Labour’s short- and medium-term future depends on whether it can remain relevant between a larger left-of-centre bloc and the two dominant centrist parties. It faces several structural challenges: weak organisational depth compared with Fianna Fáil and Fine Gael, competition from Sinn Féin, the Social Democrats, the Greens, and independents, and lingering damage from the austerity coalition years. It also operates in a political environment where voters often reward parties that appear more clearly anti-establishment or more directly focused on housing and cost-of-living pressures.

Even so, Labour retains advantages. It has a long democratic pedigree, name recognition, trade union links, and credibility on issues like workers’ rights, public services, and equality.

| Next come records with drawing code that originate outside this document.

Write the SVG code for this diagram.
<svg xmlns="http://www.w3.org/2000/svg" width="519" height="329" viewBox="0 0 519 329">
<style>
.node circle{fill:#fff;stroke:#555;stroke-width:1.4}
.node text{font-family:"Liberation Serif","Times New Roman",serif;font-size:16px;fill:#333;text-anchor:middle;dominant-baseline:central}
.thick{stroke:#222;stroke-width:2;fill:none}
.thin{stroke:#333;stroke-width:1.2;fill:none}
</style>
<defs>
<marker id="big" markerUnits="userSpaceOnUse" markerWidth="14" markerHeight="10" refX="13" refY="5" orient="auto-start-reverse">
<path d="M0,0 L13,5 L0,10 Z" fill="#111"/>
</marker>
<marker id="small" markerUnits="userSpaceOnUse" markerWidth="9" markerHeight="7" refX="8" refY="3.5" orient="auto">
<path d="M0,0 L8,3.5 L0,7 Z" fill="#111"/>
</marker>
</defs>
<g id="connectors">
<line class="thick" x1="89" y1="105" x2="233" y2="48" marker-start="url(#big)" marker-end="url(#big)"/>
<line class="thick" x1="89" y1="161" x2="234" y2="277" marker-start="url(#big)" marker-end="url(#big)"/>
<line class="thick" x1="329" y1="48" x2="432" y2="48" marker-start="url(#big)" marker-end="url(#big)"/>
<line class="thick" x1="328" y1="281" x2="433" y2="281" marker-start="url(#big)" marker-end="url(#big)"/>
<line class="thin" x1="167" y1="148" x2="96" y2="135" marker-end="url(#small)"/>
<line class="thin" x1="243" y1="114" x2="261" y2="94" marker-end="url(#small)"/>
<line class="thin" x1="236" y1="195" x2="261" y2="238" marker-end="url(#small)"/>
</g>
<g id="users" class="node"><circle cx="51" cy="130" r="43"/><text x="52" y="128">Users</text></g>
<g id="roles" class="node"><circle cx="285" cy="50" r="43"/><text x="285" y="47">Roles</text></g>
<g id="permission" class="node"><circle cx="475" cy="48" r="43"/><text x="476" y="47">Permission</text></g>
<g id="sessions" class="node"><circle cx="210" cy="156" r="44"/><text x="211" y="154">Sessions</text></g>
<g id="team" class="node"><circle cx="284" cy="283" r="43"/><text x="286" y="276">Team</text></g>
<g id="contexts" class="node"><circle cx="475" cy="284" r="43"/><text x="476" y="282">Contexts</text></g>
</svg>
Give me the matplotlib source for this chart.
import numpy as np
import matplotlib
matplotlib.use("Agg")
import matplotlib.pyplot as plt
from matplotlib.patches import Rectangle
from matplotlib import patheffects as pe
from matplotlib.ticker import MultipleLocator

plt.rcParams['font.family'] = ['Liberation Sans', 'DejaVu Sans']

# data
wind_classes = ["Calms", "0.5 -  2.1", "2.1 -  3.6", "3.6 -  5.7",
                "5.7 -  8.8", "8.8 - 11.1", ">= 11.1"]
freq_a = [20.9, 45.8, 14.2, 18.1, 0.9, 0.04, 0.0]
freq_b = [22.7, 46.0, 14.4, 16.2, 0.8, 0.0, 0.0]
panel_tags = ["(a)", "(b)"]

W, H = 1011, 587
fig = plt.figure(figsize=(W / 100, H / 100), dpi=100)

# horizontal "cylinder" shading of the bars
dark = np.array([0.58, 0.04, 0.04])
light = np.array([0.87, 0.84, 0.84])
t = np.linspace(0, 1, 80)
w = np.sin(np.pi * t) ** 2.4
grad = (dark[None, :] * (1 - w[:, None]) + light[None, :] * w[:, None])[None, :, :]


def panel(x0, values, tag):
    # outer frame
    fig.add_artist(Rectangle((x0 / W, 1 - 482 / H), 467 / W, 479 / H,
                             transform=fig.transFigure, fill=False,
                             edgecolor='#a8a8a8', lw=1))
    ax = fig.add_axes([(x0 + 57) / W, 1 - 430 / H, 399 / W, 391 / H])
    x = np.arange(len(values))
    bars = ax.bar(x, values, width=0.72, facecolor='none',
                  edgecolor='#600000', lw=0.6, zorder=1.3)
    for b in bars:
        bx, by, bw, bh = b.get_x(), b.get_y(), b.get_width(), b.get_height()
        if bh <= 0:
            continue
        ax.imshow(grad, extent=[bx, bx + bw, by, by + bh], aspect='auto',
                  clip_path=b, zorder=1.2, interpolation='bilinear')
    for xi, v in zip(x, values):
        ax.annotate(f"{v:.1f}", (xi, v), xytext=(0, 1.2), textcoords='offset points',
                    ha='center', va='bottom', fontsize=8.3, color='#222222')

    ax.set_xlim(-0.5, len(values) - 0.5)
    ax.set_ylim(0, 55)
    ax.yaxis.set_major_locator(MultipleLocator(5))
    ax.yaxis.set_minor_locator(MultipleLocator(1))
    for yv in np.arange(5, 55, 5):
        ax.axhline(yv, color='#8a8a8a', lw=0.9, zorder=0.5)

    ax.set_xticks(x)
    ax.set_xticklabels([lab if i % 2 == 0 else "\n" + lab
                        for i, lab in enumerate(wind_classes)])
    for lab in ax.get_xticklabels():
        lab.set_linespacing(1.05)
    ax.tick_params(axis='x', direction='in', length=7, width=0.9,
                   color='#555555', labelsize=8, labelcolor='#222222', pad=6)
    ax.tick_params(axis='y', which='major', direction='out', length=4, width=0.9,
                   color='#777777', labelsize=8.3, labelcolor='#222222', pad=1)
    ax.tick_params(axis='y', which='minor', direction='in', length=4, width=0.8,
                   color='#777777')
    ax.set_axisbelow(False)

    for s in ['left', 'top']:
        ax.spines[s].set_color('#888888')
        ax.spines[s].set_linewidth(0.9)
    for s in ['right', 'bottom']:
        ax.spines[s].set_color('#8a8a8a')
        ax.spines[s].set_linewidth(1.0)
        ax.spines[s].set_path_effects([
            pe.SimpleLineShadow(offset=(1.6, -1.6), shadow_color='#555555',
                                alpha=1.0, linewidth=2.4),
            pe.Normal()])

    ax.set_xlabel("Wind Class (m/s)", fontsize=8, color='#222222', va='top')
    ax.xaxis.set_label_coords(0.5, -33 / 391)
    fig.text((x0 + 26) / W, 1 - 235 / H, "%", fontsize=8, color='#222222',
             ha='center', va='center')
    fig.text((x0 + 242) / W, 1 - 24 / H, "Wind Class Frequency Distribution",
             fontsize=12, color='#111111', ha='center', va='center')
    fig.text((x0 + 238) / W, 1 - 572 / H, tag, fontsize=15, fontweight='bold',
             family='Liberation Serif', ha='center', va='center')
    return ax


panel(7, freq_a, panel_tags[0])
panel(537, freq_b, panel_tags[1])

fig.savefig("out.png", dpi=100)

Its most plausible role is as a moderate social-democratic stabiliser: a party that can join coalitions, influence policy on housing, employment, education, and rights, and provide an institutional left alternative when broader anti-system sentiment rises. If it is to grow, it will likely need to sharpen its social-democratic identity, distinguish itself from both neoliberal centrism and more populist left-wing alternatives, and reconnect with younger urban voters as well as older labour-minded constituencies.

Frequently asked questions

Is Páirtí an Lucht Oibre left-wing or right-wing? It is left-wing to centre-left, with a social-democratic orientation.

What ideology does Páirtí an Lucht Oibre have? Its main ideology is social democracy, combined with labourism, trade unionism, and social liberalism.

What does Páirtí an Lucht Oibre stand for? It stands for workers’ rights, social welfare, public services, equality, and progressive reform.

When was Labour founded in Ireland? It was founded in 1912, emerging from the Irish trade union movement.

Has Labour been in government in Ireland? Yes. Labour has repeatedly entered coalition governments, including the 2011–2016 government with Fine Gael.

Who are the most important figures associated with Labour? Key figures include James Connolly, James Larkin, Dick Spring, Ruairí Quinn, Eamon Gilmore, Joan Burton, and Ivana Bacik.

This profile is a historical and ideological overview, independent of any specific election.